Burin Kantabutra writes to the Thai Nation:

Random assignments will make situation worse

Police chief Adul Saengsingkaew refuses to reconsider his order to select officers randomly from a pool of 4,000 specialist investigators nationwide and send them to fill vacancies in the strife-ridden South. This lottery is wrong from top to bottom.

The concept of a national police force goes directly against former prime minister Anand Panyarachun’s “Seven Pillars of Sustainable Democracy”, one of which is decentralisation. A police force must, by its nature, be localised, for each region differs from others – especially the South. For example, how many cops in Bangkok or Isaan speak Yawi and understand Islam and its culture? How will they communicate effectively with locals, let alone investigate? The cops from each region should be drawn from, and be accountable to, the region’s citizenry, through its elected representatives. Not only the police lottery, but the department itself, is built upon a false premise, one of national homogeneity.

Not surprisingly, those who are forced to do anything will not be willing workers, and are likely to be ineffective – further aggravating the volatile situation down south.

Police Lt-Colonel Khaisaeng Thawilwong, representing 76 officers from Provincial Region 4 who oppose the plan, says that those objecting are not protesting against being transferred to the South, but rather against the random selection process. Rather than saying that the protesters should face a disciplinary investigation, Deputy PM Chalerm Yoobamrung, who oversees the police, should commend Pol Lt-Colonel Khaisaeng for his courage, and work with the 76 to get a process that identifies those most suited for these most sensitive posts and rewards them accordingly, so that they go full of enthusiasm to help calm this troubled region.

As Chalerm is fond of saying, “Put the right man in the right job” – and a random process surely doesn’t do that.

4 Responses

  1. >As Chalerm is fond of saying, “Put the right man in the right job” – and a random process surely doesn’t do that.

    That certainly seems true in this example, unless there were cogent arguments in its favour (for example claims of corruption in the local force). Absent those arguments its hard to see what the added value of random selection would be, as opposed to choosing officers with the relevant language skills and cultural background.


  2. Given that The Nation is a mouthpiece of Thailand’s government and its business elite, and given that the text implies that the police chief is a supporter of the former prime minister, and given that it clearly supports one faction of an argument within the police force over another, and given that Thailand perpetually scores very badly in international measures of corruption, and given that the article offers no explanation as to why the police chief chose to allocate officers at random in the first place (perhaps he’s mad!), I think it would be very unsafe to jump to the same conclusion as Keith.

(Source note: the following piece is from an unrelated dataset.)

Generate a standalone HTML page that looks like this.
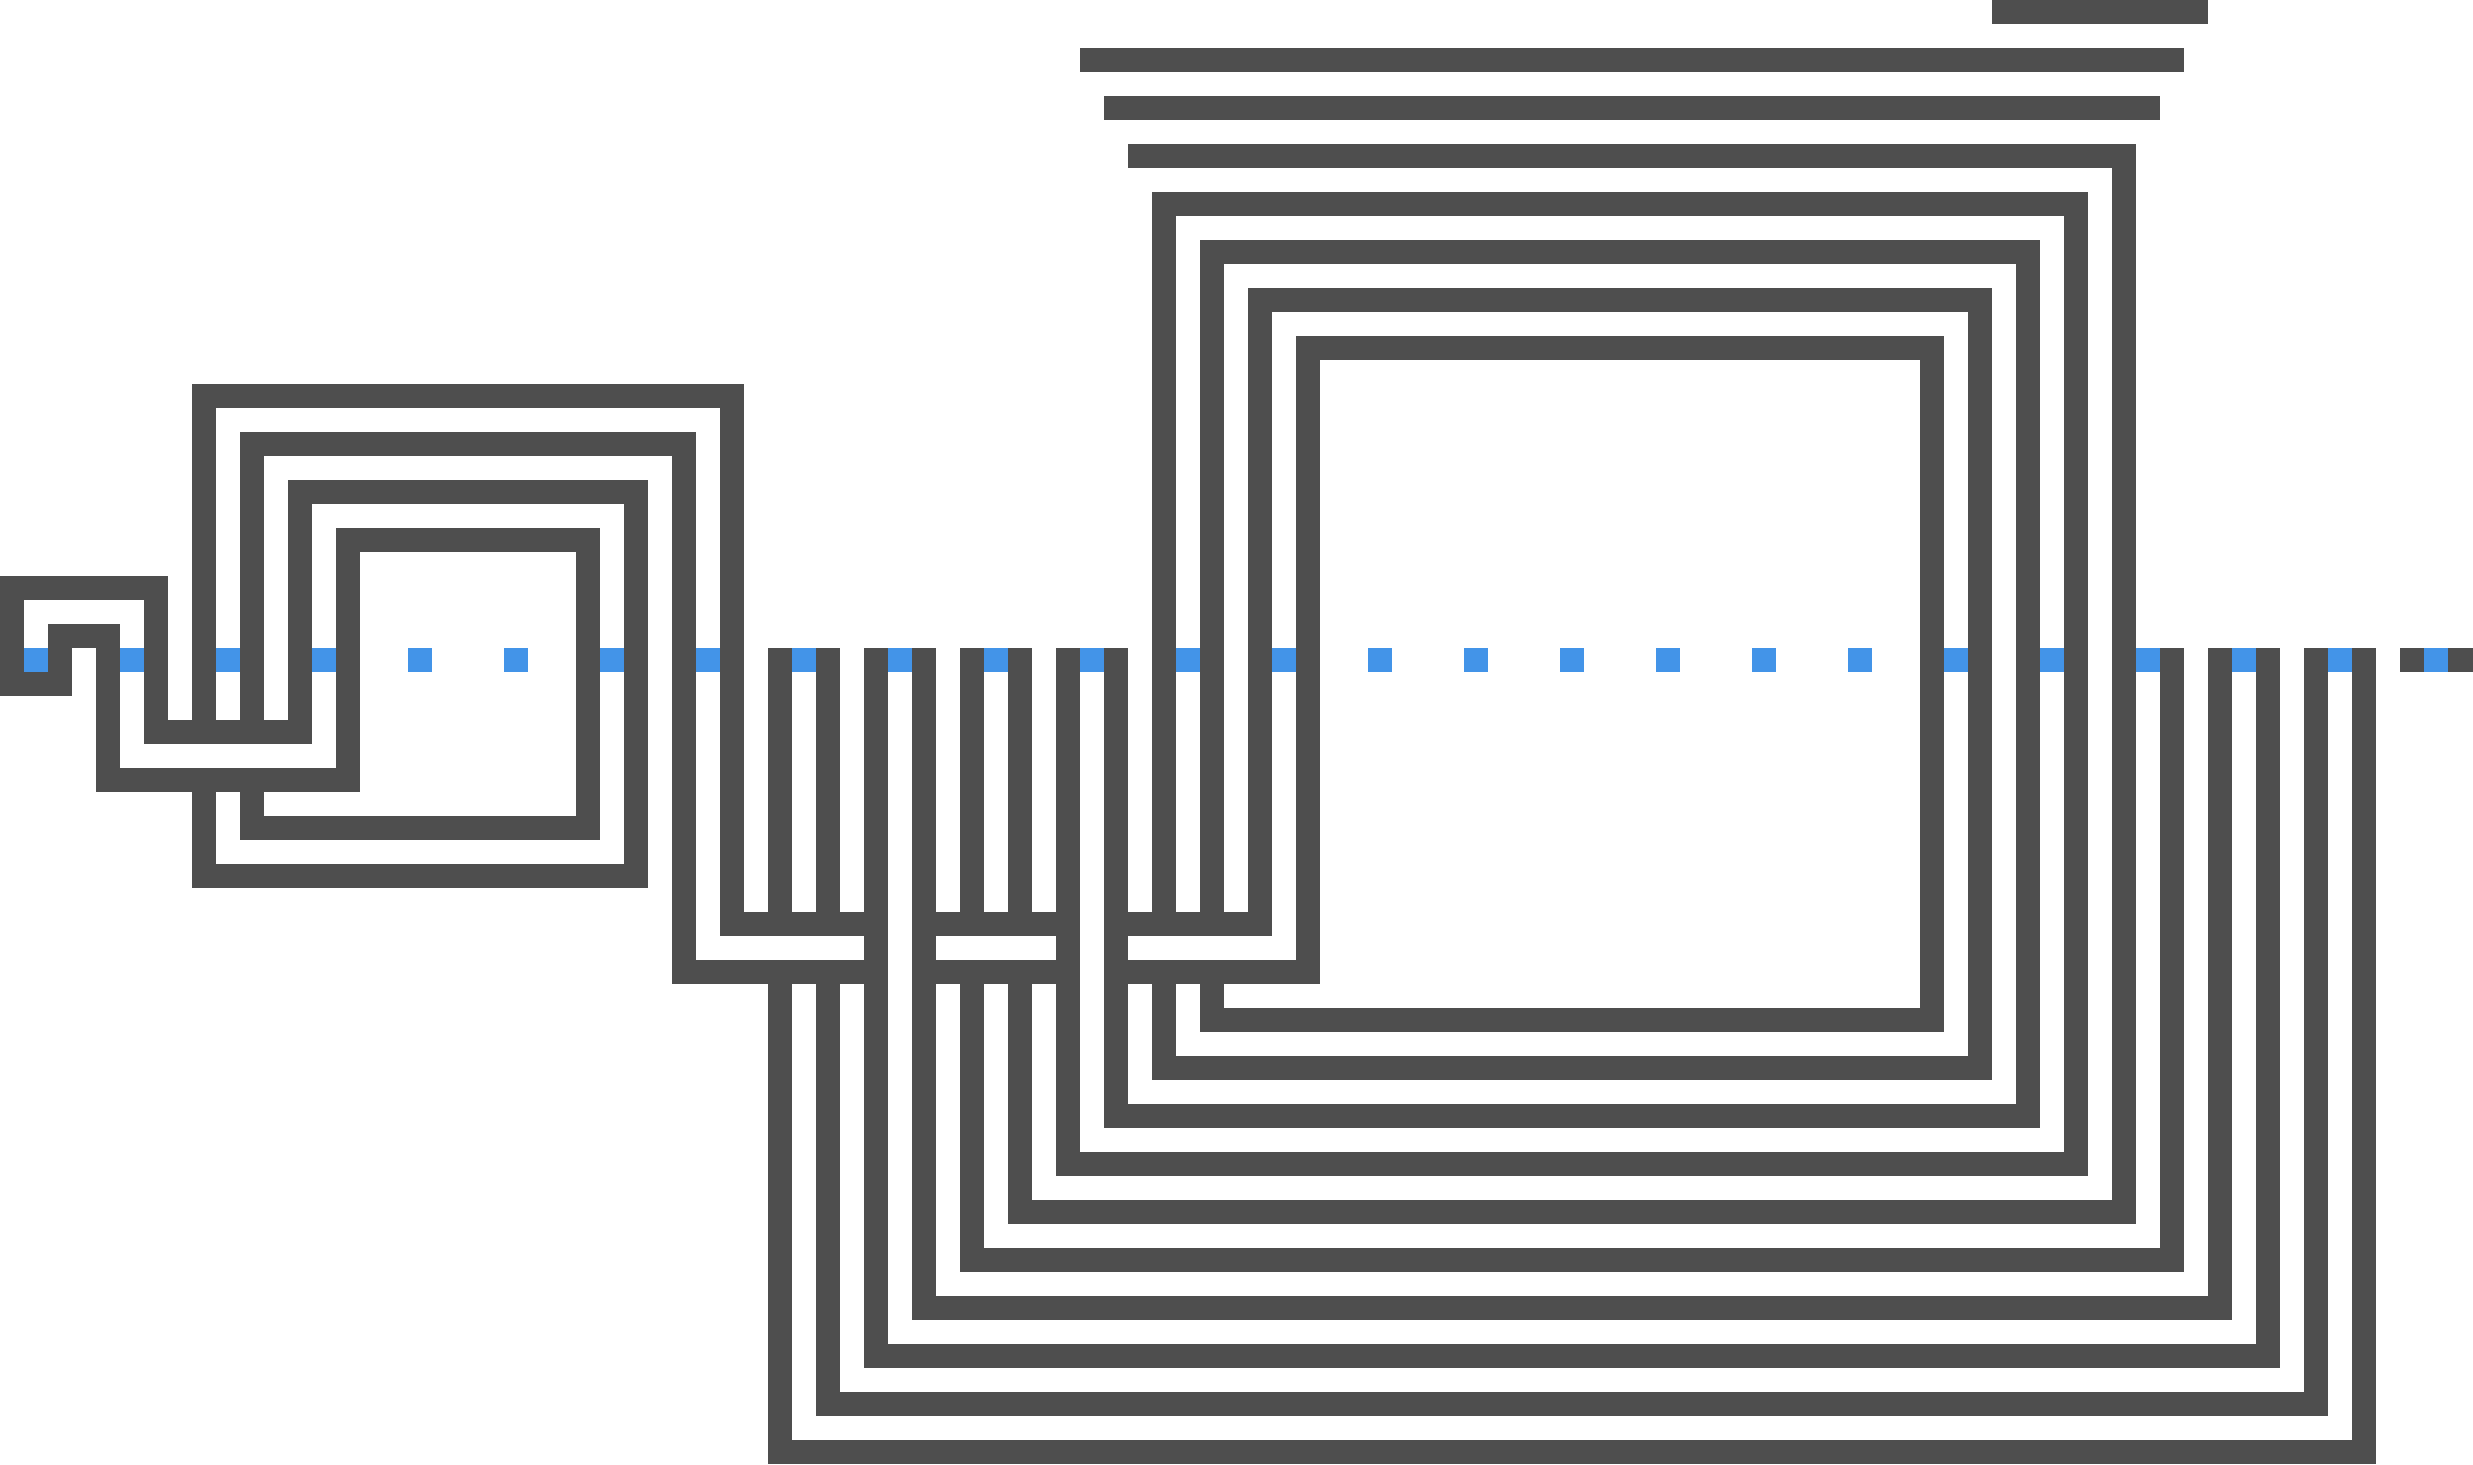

  3. I didn’t come to any conclusion, other than to point out that the value of sortition as a means of avoiding corruption has to be traded against the value of choosing those with the relevant linguistic and cultural skills. Stratified sampling of the subset with the relevant skills would combine the two ideals. And you have to add to that the illiberality of a “national” police force without any local roots (think back to the miners’ strike).